Thanks again everyone.
It would be nice if someone would chime in with any specific code requirements for such a layout. (My code book is about 25 years old and so out of date I won't even bother checking it.) At the very least you should make sure any metal framing or other major metal structure is well-grounded.
The code issues are pretty easy. He needs GFCI protected receptacles that are weather resistant, in use covers and the wire needs to be wet location rated. I think I would use 3/4" PVC (rigid) conduit to protect the wire and pull THWN. That gives you flexibility if you need something else later. It might be best to come up into a 4x4 J box inside the island and use dead front GFCIs in there so they are out of the weather and tail your receptacles off if them.
Help yourself and stop using the "K" word. This is a wet bar, not a kitchen. Then you can use one of the circuis for lights.
A kitchen requires 2 dedicated circuits serving the countertop but you could pick up a fridge and a stove igniter, just no lights.
>>>This is a wet bar, not a
>>>This is a wet bar, not a kitchen.
Hahaha....good idea. Heck, call it a culinary arts studio.
Thanks and one last question
Dan,
Thanks. Your plan sounds perfect. (Junction box to PVC conduit). One last question. The framing directly under/around the grill is metal -- the rest is PT lumber. Do I need to ground the framing under the grill or is that overkill if all of the receptacles/appliances are properly grounded?

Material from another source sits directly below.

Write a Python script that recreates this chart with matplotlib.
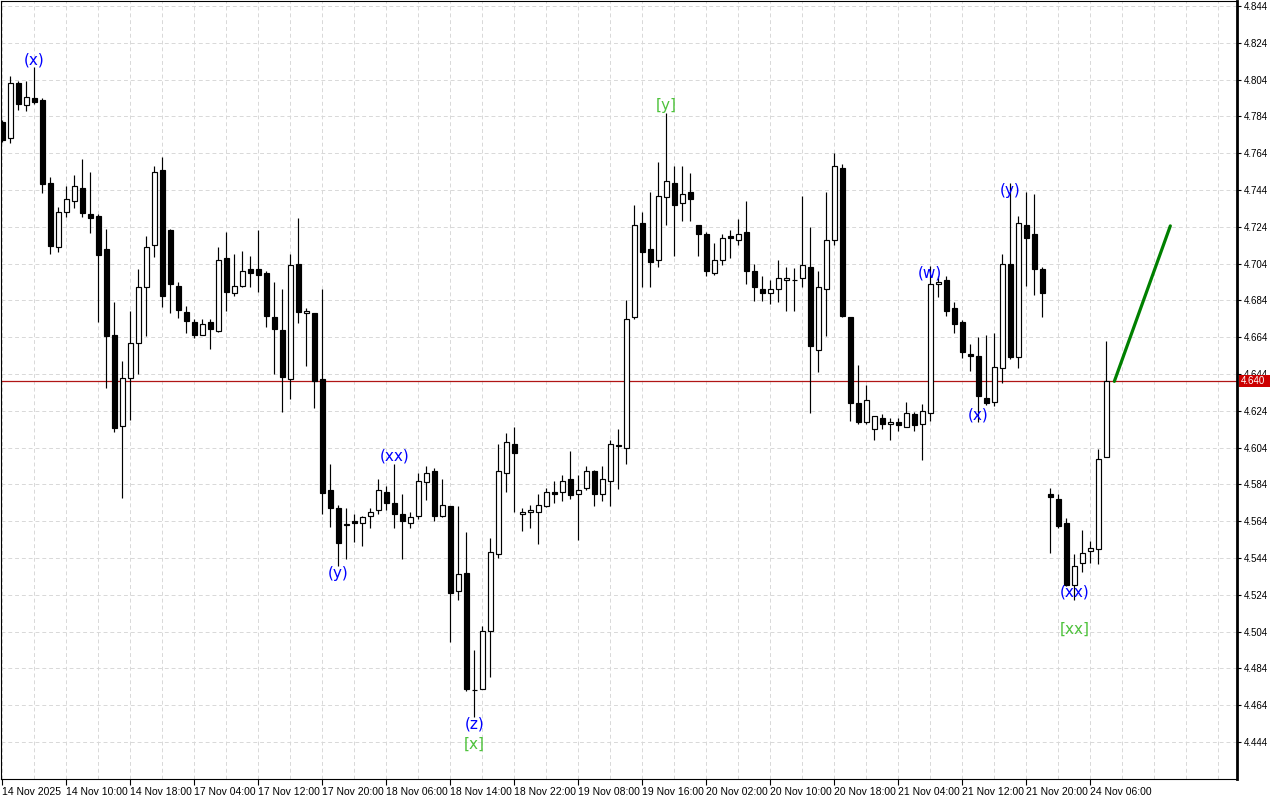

If so, can I just attach a metal box to part of the steel frame and ground the box?Any thoughts?
Thanks Dan.
FR
Hello,
I am building a outdoor kitchen island with metal studs. My question is a 2 part electrical one. I had some 12/2 UF-B wire left over that I am using. It will be wired to a 40 amp GFCI subpanel. The attached photo shows how I am running the wire, is this OK? If this works, what kind of electrical boxes will I need? Can I just use plastic one? I see a lot of videos that they just use MC and metal boxes for out door islands.